In a case involving a delay in the payment of a substantial transfer value, the Pensions Ombudsman has accepted the member's argument that, had the transfer value been paid without delay he would have invested in a named fund which invested in Japanese smaller companies, and that the loss suffered as a result of the delay should therefore be calculated on that basis (Mr R CAS-60559-J2R8). Where a pension provider is held responsible for a transfer value delay, the question of what (if any) loss has been suffered by a member can be a complex one. This case shows that where there is evidence that the member is a sophisticated investor who can put forward compelling arguments about how he/she would have invested in the absence of delay, the Ombudsman may be prepared to attach considerable weight to those arguments.
Ombudsman rules on measure of loss in transfer value delay case
In a case involving a delay in the payment of a substantial transfer value, the Pensions Ombudsman has accepted the member's argument that, had the transfer value been paid without delay he would have invested in a named fund which invested in Japanese smaller companies (the "Japanese Fund"), and that the loss suffered as a result of the delay should therefore be calculated on that basis (Mr R CAS-60559-J2R8). This was despite the fact that (a) the member had originally told the SIPP provider that he intended to invest in Japanese Yen, and (b) when he eventually received his transfer value, the member did not invest in the Japanese Fund.
Arguments over how the member would have invested in the absence of delay
Having considered the delays in the transfer value process, the Ombudsman concluded that the SIPP provider should have paid the transfer value 29 working days earlier than it actually did, and that the member, Mr R, should therefore be put back in the same position as if the transfer value had been paid 29 working days earlier. The SIPP provider argued that, with the benefit of hindsight, Mr R had changed his mind about how he would have invested his cash. It pointed out that when Mr R had complained to the SIPP provider during the delay period, he had been insistent that he intended to invest his cash in Japanese Yen.
A notable feature of the case was that it turned out that the receiving scheme did not offer the option for members to hold cash in Japanese Yen, so Mr R's original stated plan of investment was never going to be available to him. However, the Ombudsman accepted that Mr R, who had worked in financial markets for over 30 years, had a preference to invest in Yen-based investments. He noted that Mr R had submitted a detailed explanation for his positive view of such investments at the relevant time, including how he believed that recent political developments in Japan would be a positive development for Japanese equities. Mr R also argued that his conviction that Japanese equities were a good investment at the relevant time was reflected in his messages to his own clients at that time. The Ombudsman rejected the SIPP provider's argument that it would be reasonable to use the FTSE UK Private Investor Balanced Index to estimate what growth the funds would have achieved had they been invested following the transfer.

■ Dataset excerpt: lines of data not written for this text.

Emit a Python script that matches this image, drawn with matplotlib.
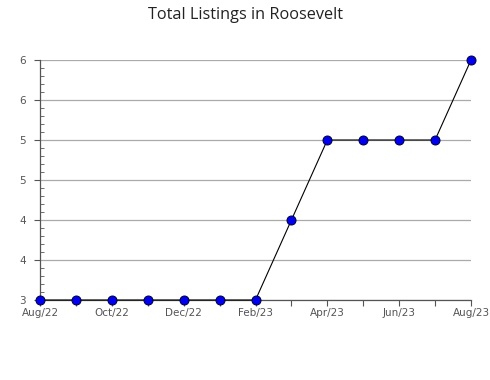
import matplotlib
matplotlib.use("Agg")
import matplotlib.pyplot as plt
from matplotlib.ticker import MultipleLocator

# Monthly totals, Aug/22 .. Aug/23
months = ["Aug/22", "Sep/22", "Oct/22", "Nov/22", "Dec/22", "Jan/23", "Feb/23",
          "Mar/23", "Apr/23", "May/23", "Jun/23", "Jul/23", "Aug/23"]
listings = [3, 3, 3, 3, 3, 3, 3, 4, 5, 5, 5, 5, 6]
y_ticks = [3, 3.5, 4, 4.5, 5, 5.5, 6]
y_labels = ["3", "4", "4", "5", "5", "6", "6"]

fig = plt.figure(figsize=(4.9, 3.8), dpi=100)
ax = fig.add_axes([40 / 490, 80 / 380, 431 / 490, 240 / 380])

x = list(range(len(months)))
ax.plot(x, listings, color="black", linewidth=0.8, zorder=3,
        marker="o", markersize=6.5, markerfacecolor="#0000ee",
        markeredgecolor="#000033", markeredgewidth=0.7, clip_on=False)

ax.set_xlim(0, len(months) - 1)
ax.set_ylim(3, 6)

# y axis: major ticks with labels, minor ticks pointing inward
ax.set_yticks(y_ticks)
ax.set_yticklabels(y_labels)
ax.yaxis.set_minor_locator(MultipleLocator(0.1))
ax.tick_params(axis="y", which="major", direction="out", length=4,
               color="#555555", labelsize=7.5, labelcolor="#555555", pad=6)
ax.tick_params(axis="y", which="minor", direction="in", length=3,
               color="#555555")
ax.grid(axis="y", which="major", color="#aaaaaa", linewidth=0.9)

# x axis: tick every month, label every second month
ax.set_xticks(x)
ax.set_xticklabels([m if i % 2 == 0 else "" for i, m in enumerate(months)])
ax.tick_params(axis="x", direction="out", length=4, color="#555555",
               labelsize=7.5, labelcolor="#555555", pad=2)

for side in ["top", "right"]:
    ax.spines[side].set_visible(False)
for side in ["left", "bottom"]:
    ax.spines[side].set_color("#555555")
    ax.spines[side].set_linewidth(0.9)

fig.text(0.5, 1 - 15 / 380, "Total Listings in Roosevelt", ha="center",
         va="center", fontsize=11.7, color="#222222", family="Open Sans")

fig.savefig("out.png", dpi=100)
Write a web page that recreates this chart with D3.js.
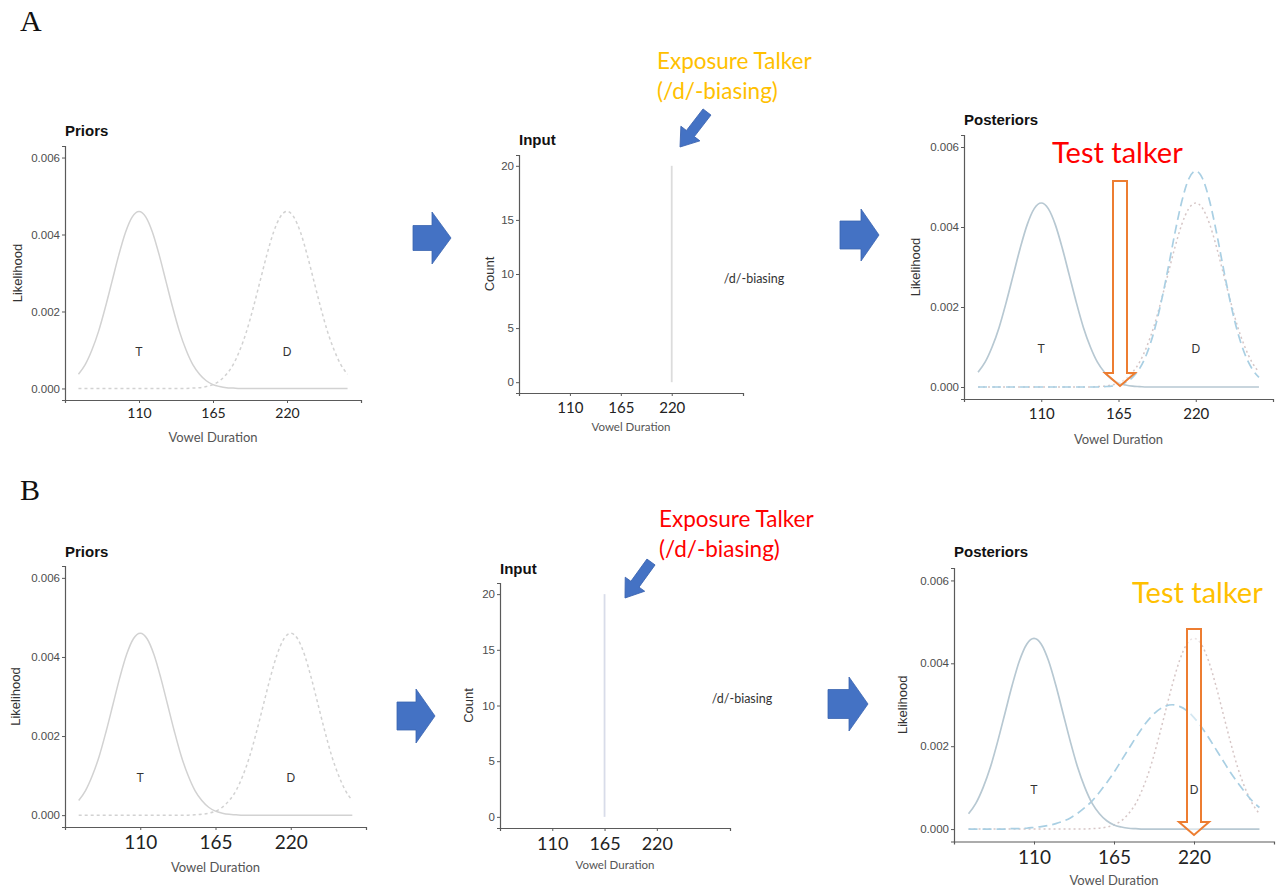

Regarding the fact that Mr R had not actually invested in the Japanese Fund when he eventually received his transfer value, Mr R said that by the time the transfer value was paid, he believed he had already missed out on the recovery in equity markets so he decided to retain it as cash and wait for another market downturn. He eventually invested in two other funds two and a half months later when the expected market downturn failed to materialise. The Ombudsman accepted that Mr R was the sort of "canny investor" who might have intended to do one thing if the money arrived on one day, but take advantage of a different opportunity if the money arrived on a different day.
The Ombudsman's order
The Ombudsman ordered the SIPP provider to pay compensation based on the investment return Mr R would have obtained had his fund been invested in the Japanese Fund during the period starting with the date when he would have received his transfer value (had there not been a 29 working day delay) and ending with the date on which his transfer value was actually received. He also ordered the SIPP provider to pay interest on that amount at the "Judgment Rate of Interest" (ie 8% per annum). He further ordered that Mr R should be compensated for any platform charges levied by the SIPP provider during the delay period (with interest added at Bank of England base rate). He also awarded Mr R £1000 for serious distress and inconvenience.
Our thoughts
Where a pension provider is held responsible for a transfer value delay, the question of what (if any) loss has been suffered by a member can be a complex one. This case shows that where there is evidence that the member is a sophisticated investor who can put forward compelling arguments about how he/she would have invested in the absence of delay, the Ombudsman may be prepared to attach considerable weight to those arguments. Even where the member invested differently once the transfer value was actually received, this will not necessarily be fatal to the member's case. In the case of a "canny investor" the Ombudsman may accept, as he did in this case, that the delay itself caused the member to change investment plans.